Under the 2017 Tax Cuts and Jobs Act, Congress enacted the new Section 199A 20% profit deduction for owners of pass-through businesses, and which include Subchapter S corporations, LLCs, sole proprietorships, and even certain trusts. Section 199A is intended to provide a deduction to owners of these pass-through business entities who do not otherwise benefit from the new 21% flat tax Congress has given to corporations under the new tax law.
The 20% pass-through deduction is not applicable generally to certain businesses that provide services, such as doctors, lawyers, accountants, athletes, stock brokers, and others, except where the service provider has taxable income of less than $315,000 (married) or $157,500 (individual). The benefit to these service providers is phased out over these income thresholds (another $100,000 for married filers and $50,000 for individuals), so that where a married filer has over $415,000 in taxable income or an individual filer has over $217,500 in taxable income, the 20% deduction is lost for the service provider’s business.

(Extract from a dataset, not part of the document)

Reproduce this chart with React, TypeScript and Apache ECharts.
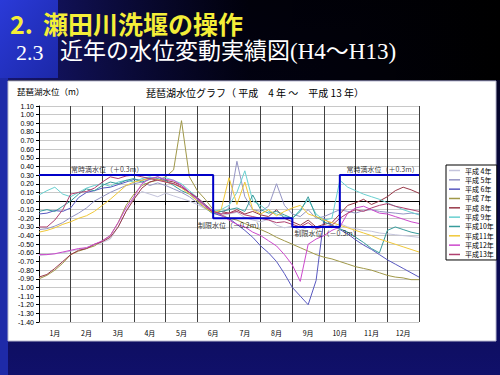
import React, { useEffect, useRef } from "react";
import * as echarts from "echarts";

const MONTH_LABELS = ["1月", "2月", "3月", "4月", "5月", "6月", "7月", "8月", "9月", "10月", "11月", "12月"];
const X_POS = [0, 0.25, 0.5, 0.75, 1, 1.25, 1.5, 1.75, 2, 2.25, 2.5, 2.75, 3, 3.25, 3.5, 3.75, 4, 4.25, 4.5, 4.75, 5, 5.25, 5.5, 5.75, 6, 6.25, 6.5, 6.75, 7, 7.25, 7.5, 7.75, 8, 8.25, 8.5, 8.75, 9, 9.25, 9.5, 9.75, 10, 10.25, 10.5, 10.75, 11, 11.25, 11.5, 11.75, 12];

const SERIES_NAMES = ["平成 4年", "平成 5年", "平成 6年", "平成 7年", "平成 8年", "平成 9年", "平成10年", "平成11年", "平成12年", "平成13年"];
const SERIES_COLORS = ["#c4c4dc", "#9494c4", "#5858c0", "#a09848", "#983848", "#68d0d0", "#389c9c", "#f0c838", "#cc48cc", "#b04070"];

const H4 = [-0.63, -0.62, -0.61, -0.60, -0.58, -0.56, -0.54, -0.51, -0.48, -0.44, -0.30, -0.12, 0.04, 0.11, 0.08, 0.05, 0.09, 0.06, 0.03, 0.00, -0.04, -0.09, -0.14, -0.17, -0.15, -0.13, -0.19, -0.22, -0.24, -0.21, -0.28, -0.31, -0.29, -0.34, -0.30, -0.33, -0.28, -0.31, -0.26, -0.30, -0.32, -0.34, -0.35, -0.37, -0.38, -0.39, -0.40, -0.41, -0.42];
const H5 = [-0.33, -0.32, -0.29, -0.25, -0.19, -0.14, -0.08, 0.00, 0.05, 0.10, 0.14, 0.18, 0.20, 0.22, 0.18, 0.21, 0.18, 0.14, 0.10, 0.05, -0.02, -0.08, -0.13, -0.15, -0.08, 0.46, 0.05, -0.10, -0.12, -0.06, 0.20, -0.05, -0.15, -0.18, -0.10, -0.20, -0.18, -0.14, -0.10, -0.12, -0.14, -0.11, -0.10, -0.12, -0.13, -0.14, -0.15, -0.14, -0.15];
const H6 = [-0.15, -0.14, -0.11, -0.12, -0.08, 0.04, 0.10, 0.12, 0.15, 0.16, 0.19, 0.22, 0.25, 0.24, 0.27, 0.26, 0.22, 0.20, 0.16, 0.10, 0.03, -0.05, -0.14, -0.17, -0.20, -0.27, -0.34, -0.42, -0.52, -0.60, -0.70, -0.84, -1.00, -1.10, -1.20, -0.92, -0.20, -0.28, -0.33, -0.38, -0.45, -0.51, -0.56, -0.62, -0.68, -0.73, -0.78, -0.83, -0.88];
const H7 = [-0.90, -0.86, -0.80, -0.72, -0.62, -0.58, -0.55, -0.52, -0.46, -0.40, -0.25, -0.05, 0.08, 0.18, 0.22, 0.24, 0.28, 0.36, 0.93, 0.28, 0.12, 0.02, -0.10, -0.16, -0.20, -0.22, -0.26, -0.30, -0.33, -0.37, -0.42, -0.46, -0.50, -0.54, -0.58, -0.62, -0.65, -0.67, -0.70, -0.73, -0.76, -0.78, -0.80, -0.83, -0.86, -0.88, -0.89, -0.91, -0.91];
const H8 = [-0.88, -0.85, -0.78, -0.70, -0.62, -0.57, -0.55, -0.50, -0.47, -0.42, -0.30, -0.12, 0.02, 0.15, 0.22, 0.25, 0.24, 0.22, 0.18, 0.10, 0.02, -0.06, -0.14, -0.12, -0.14, -0.10, -0.15, -0.12, -0.16, -0.18, -0.10, -0.20, -0.24, -0.28, -0.22, -0.30, -0.27, -0.25, -0.15, -0.05, -0.02, 0.02, -0.04, 0.00, 0.05, 0.12, 0.16, 0.13, 0.09];
const H9 = [0.07, 0.12, 0.16, 0.08, 0.05, 0.10, 0.15, 0.18, 0.20, 0.17, 0.22, 0.24, 0.22, 0.26, 0.28, 0.25, 0.27, 0.24, 0.20, 0.12, 0.04, -0.04, -0.12, -0.10, -0.05, 0.10, 0.35, 0.00, -0.05, -0.12, -0.15, -0.18, -0.20, -0.10, 0.02, -0.15, -0.22, -0.20, 0.24, 0.16, 0.12, 0.08, 0.05, 0.02, -0.02, -0.06, -0.10, -0.13, -0.16];
const H10 = [-0.12, -0.10, -0.12, -0.06, 0.00, 0.08, 0.14, 0.12, 0.18, 0.22, 0.20, 0.24, 0.26, 0.22, 0.25, 0.28, 0.24, 0.18, 0.12, 0.08, 0.00, -0.08, -0.15, -0.12, -0.10, -0.08, -0.12, 0.07, -0.10, -0.14, -0.12, -0.16, -0.20, -0.12, 0.05, -0.18, -0.24, -0.28, -0.32, -0.36, -0.42, -0.48, -0.55, -0.60, -0.34, -0.30, -0.33, -0.36, -0.38];
const H11 = [-0.36, -0.34, -0.31, -0.27, -0.24, -0.20, -0.17, -0.12, -0.05, 0.02, 0.10, 0.18, 0.22, 0.24, 0.26, 0.25, 0.22, 0.20, 0.15, 0.08, 0.00, -0.08, -0.14, -0.10, 0.27, -0.04, 0.22, -0.10, -0.15, -0.10, -0.17, -0.12, -0.08, -0.05, -0.15, -0.18, -0.22, -0.25, -0.28, -0.31, -0.34, -0.37, -0.40, -0.44, -0.47, -0.50, -0.53, -0.56, -0.59];
const H12 = [-0.62, -0.62, -0.61, -0.59, -0.57, -0.55, -0.54, -0.50, -0.46, -0.40, -0.25, -0.08, 0.05, 0.20, 0.26, 0.28, 0.25, 0.24, 0.18, 0.10, 0.02, -0.06, -0.12, -0.16, -0.22, -0.27, -0.30, -0.36, -0.40, -0.46, -0.52, -0.62, -0.74, -0.93, -0.50, -0.44, -0.40, -0.34, -0.30, -0.14, -0.08, -0.06, -0.10, -0.14, -0.15, -0.18, -0.21, -0.24, -0.26];
const H13 = [-0.30, -0.30, -0.22, -0.10, 0.08, 0.10, 0.11, 0.15, 0.22, 0.28, 0.26, 0.29, 0.30, 0.28, 0.26, 0.24, 0.22, 0.20, 0.16, 0.10, 0.04, -0.04, -0.12, -0.15, -0.14, -0.12, -0.16, -0.18, -0.20, -0.22, -0.25, -0.24, -0.27, -0.30, -0.25, -0.32, -0.30, -0.28, -0.20, -0.14, -0.10, -0.12, -0.08, -0.05, -0.03, -0.06, -0.08, -0.10, -0.12];
const SERIES_VALUES = [H4, H5, H6, H7, H8, H9, H10, H11, H12, H13];

const RULE_X = [0, 5.5, 5.5, 8, 8, 9.5, 9.5, 12];
const RULE_Y = [0.3, 0.3, -0.2, -0.2, -0.3, -0.3, 0.3, 0.3];

const NOTE_TEXT = ["常時満水位（＋0.3m）", "制限水位（－0.2m）", "制限水位（－0.3m）", "常時満水位（＋0.3m）"];
const NOTE_X = [2.15, 6.05, 9.1, 10.85];
const NOTE_Y = [0.3, -0.2, -0.3, 0.3];
const NOTE_POS = ["top", "bottom", "bottom", "top"];

const Y_TICK_LABEL = (v: number) => v.toFixed(2);

const JP = "'Noto Sans CJK JP', 'Noto Sans', sans-serif";

export default function App() {
  const ref = useRef<HTMLDivElement>(null);
  useEffect(() => {
    if (!ref.current) return;
    const chart = echarts.init(ref.current, undefined, { renderer: "svg" });
    const lineSeries = SERIES_NAMES.map((name, k) => ({
      name,
      type: "line",
      xAxisIndex: 0,
      yAxisIndex: 0,
      symbol: "none",
      color: SERIES_COLORS[k],
      lineStyle: { width: 1, color: SERIES_COLORS[k] },
      data: X_POS.map((x, i) => [x, SERIES_VALUES[k][i]]),
      z: 3,
    }));
    const option: any = {
      animation: false,
      textStyle: { fontFamily: JP },
      graphic: [
        {
          type: "rect",
          shape: { x: 0, y: 0, width: 500, height: 375 },
          style: {
            fill: new echarts.graphic.LinearGradient(0, 0, 0, 1, [
              { offset: 0, color: "#020210" },
              { offset: 0.5, color: "#080840" },
              { offset: 1, color: "#10106a" },
            ]),
          },
          z: -10,
        },
        {
          type: "rect",
          shape: { x: 0, y: 0, width: 500, height: 80 },
          style: {
            fill: new echarts.graphic.LinearGradient(0, 0, 1, 0, [
              { offset: 0, color: "rgba(24,24,120,0.95)" },
              { offset: 0.5, color: "rgba(0,0,8,0.7)" },
              { offset: 1, color: "rgba(0,0,0,1)" },
            ]),
          },
          z: -9,
        },
        {
          type: "rect",
          shape: { x: 0, y: 0, width: 58, height: 78 },
          style: {
            fill: new echarts.graphic.LinearGradient(0, 0, 1, 1, [
              { offset: 0, color: "#2a3ad8" },
              { offset: 1, color: "#1c28a8" },
            ]),
          },
          z: -8,
        },
        {
          type: "rect",
          shape: { x: 0, y: 78, width: 8, height: 297 },
          style: { fill: "#1e2aa8" },
          z: -8,
        },
        {
          type: "rect",
          shape: { x: 8, y: 81, width: 488, height: 260 },
          style: { fill: "#ffffff", stroke: "#b8b8d0", lineWidth: 1 },
          z: -5,
        },
        {
          type: "text",
          x: 10,
          y: 23,
          style: { text: "2.", fill: "#f4ee38", font: `bold 25px ${JP}`, textVerticalAlign: "middle" },
        },
        {
          type: "text",
          x: 43,
          y: 23,
          style: { text: "瀬田川洗堰の操作", fill: "#f4ee38", font: `bold 25px ${JP}`, textVerticalAlign: "middle" },
        },
        {
          type: "text",
          x: 16,
          y: 52,
          style: { text: "2.3", fill: "#ffffff", font: "22px 'Liberation Serif', serif", textVerticalAlign: "middle" },
        },
        {
          type: "text",
          x: 60,
          y: 51,
          style: {
            text: "近年の水位変動実績図(H4～H13)",
            fill: "#ffffff",
            font: `23px 'Liberation Serif', 'Noto Sans CJK JP', serif`,
            textVerticalAlign: "middle",
          },
        },
        {
          type: "text",
          x: 17,
          y: 91,
          style: { text: "琵琶湖水位（m）", fill: "#000", font: `8.5px ${JP}`, textVerticalAlign: "middle" },
        },
        {
          type: "text",
          x: 255,
          y: 92,
          style: {
            text: "琵琶湖水位グラフ（ 平成　4 年 ～　平成 13 年）",
            fill: "#000",
            font: `10px ${JP}`,
            textAlign: "center",
            textVerticalAlign: "middle",
          },
        },
      ],
      grid: { left: 39, top: 106, right: 81, bottom: 53, containLabel: false },
      legend: {
        data: SERIES_NAMES,
        orient: "vertical",
        left: 446,
        top: 165,
        icon: "rect",
        itemWidth: 11,
        itemHeight: 1.5,
        itemGap: 2.33,
        padding: [2, 3, 2, 3],
        borderColor: "#000",
        borderWidth: 1,
        backgroundColor: "#fff",
        textStyle: { fontSize: 7, color: "#000", lineHeight: 7, fontFamily: JP },
      },
      xAxis: [
        {
          type: "value",
          min: 0,
          max: 12,
          interval: 1,
          axisLabel: { show: false },
          axisLine: { show: true, lineStyle: { color: "#000", width: 1 } },
          axisTick: { show: true, length: 4, lineStyle: { color: "#000" } },
          splitLine: { show: true, lineStyle: { color: "#404040", width: 1 } },
        },
        {
          type: "category",
          data: MONTH_LABELS,
          boundaryGap: true,
          position: "bottom",
          axisLine: { show: false },
          axisTick: { show: false },
          splitLine: { show: false },
          axisLabel: { fontSize: 7, color: "#000", margin: 7, fontFamily: JP },
        },
      ],
      yAxis: {
        type: "value",
        min: -1.4,
        max: 1.1,
        interval: 0.1,
        axisLine: { show: true, lineStyle: { color: "#000", width: 1 } },
        axisTick: { show: true, length: 3, lineStyle: { color: "#000" } },
        splitLine: { show: true, lineStyle: { color: "#c8c8c8", width: 1 } },
        axisLabel: { fontSize: 7, color: "#000", margin: 5, formatter: Y_TICK_LABEL, fontFamily: "'Liberation Sans', sans-serif" },
      },
      series: [
        ...lineSeries,
        {
          name: "rule",
          type: "line",
          symbol: "none",
          data: RULE_X.map((x, i) => [x, RULE_Y[i]]),
          lineStyle: { width: 2, color: "#0000c8" },
          color: "#0000c8",
          z: 5,
        },
        {
          name: "notes",
          type: "scatter",
          symbolSize: 0,
          data: NOTE_X.map((x, i) => ({
            value: [x, NOTE_Y[i]],
            label: { position: NOTE_POS[i] },
          })),
          label: {
            show: true,
            fontSize: 7,
            color: "#000",
            distance: 3,
            fontFamily: JP,
            formatter: (p: any) => NOTE_TEXT[p.dataIndex],
          },
          z: 6,
        },
      ],
    };
    chart.setOption(option);
    return () => chart.dispose();
  }, []);
  return <div ref={ref} style={{ position: "absolute", left: 0, top: 0, width: 500, height: 375 }} />;
}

For non-service providers with higher income levels, the deduction is the lesser of (1) the “combined qualified business income” of the taxpayer, or (2) 20% of the excess of taxable income over the sum of any net capital gain. The term “combined qualified business income” is then defined as the lesser of (1) 20% of the business owner’s “qualified business income” (QBI) or (2) the greater of (A) 50% of the W-2 wages of the business allocable to the owner or (B) 25% of the W-2 wages of the business plus 2.5% of the unadjusted tax basis in property of the business (generally the original cost of certain depreciable assets) allocable to the business owner.
For pass-thru business owners with higher income having W-2 employees is a must, unless the business has substantial depreciable assets in the alternative, because the deduction is essentially “capped” for most businesses by 50% of the W-2 wages the business pays. If the business has no W-2 employees, then the business may not even receive the deduction.
An individual can have an ownership interest in more than one pass-thru business. Multiple and often different trades or businesses can also be conducted in the same pass-thru entity. The general rule under Section 199A is that each business “stands on its own” for purposes of evaluating whether sufficient W-2 wages or depreciable assets exist in order to qualify for the deduction.
However, the IRS adopted final regulations under Section 199A that permit an individual to “aggregate” or combine multiple trades or businesses for purposes of applying the W-2 wages and depreciable property limits for the deduction. The aggregation rules are intended to allow combination of what is commonly thought of as a single trade or business where the business is spread across multiple pass-thru business entities. The final IRS regulations do not permit a “Specified Service Trade or Business” (the service-providers identified above) to be aggregated with another business.
To determine whether trades or businesses may be aggregated, the IRS regulations provide that multiple trades or businesses must, among other requirements, satisfy a minimum ownership interest in each entity to be aggregated (generally at least 50% held individually or through a common group of individuals) and two of three listed factors, which demonstrate that the businesses are part of a larger, integrated trade or business. These factors include: (1) the businesses provide products and services that are the same (for example, a restaurant and a food truck) or customarily provided together (for example, a gas station and a car wash); (2) the businesses share facilities or share significant centralized business elements (for example, common personnel, accounting, legal, manufacturing, purchasing, human resources, or information technology resources); or (3) the businesses are operated in coordination with, or reliance on, other businesses in the aggregated group (for example, supply chain interdependencies).
If businesses qualify for aggregation, IRS regulations allow an election to be made for this purpose. Once an individual chooses to aggregate two or more trades or businesses, the individual must consistently report the aggregated trades or businesses in all subsequent taxable years unless a significant change in facts and circumstances causes the prior aggregation to no longer qualify. For example, an individual should be able to add a newly created or newly acquired trade or business to an existing aggregated trade or business if the business is otherwise eligible to be aggregated.
To make an aggregation election, an individual must attach a statement to his return identifying each business that has been aggregated and include information identifying any trade or business that was formed, ceased operations, was acquired, or was disposed of during the taxable year. The election must generally be made on a timely-filed return, and cannot be made on an amended return; however, and as a limited exception to this rule, an aggregation election can be made on amended return for the 2018 tax year.
Once an individual chooses to aggregate businesses through an aggregation election, these businesses must remain aggregated. New businesses can later be added, but the IRS regulations infer that businesses existing in the year of an aggregation election cannot later be added. Also, once businesses are aggregated together, businesses cannot generally be “dropped-off” the election, unless there has been a significant change in facts and circumstances which causes the prior aggregation to no longer qualify. It may be inferred that where an aggregated business is sold or otherwise disposed, this presents the required “significant change in facts” justifying the removal of this business from the election.
For individuals with multiple businesses, and where one or more of the businesses may not have W-2 employees or significant depreciable assets, an election to aggregate these businesses can be very important and can maximize the potential 20% profit deduction under Section 199A. Even where a 2018 tax return may have already been filed, aggregation is still permitted by the IRS through an election on an amended 2018 return now, but only for 2018 and not through amended returns for later tax years.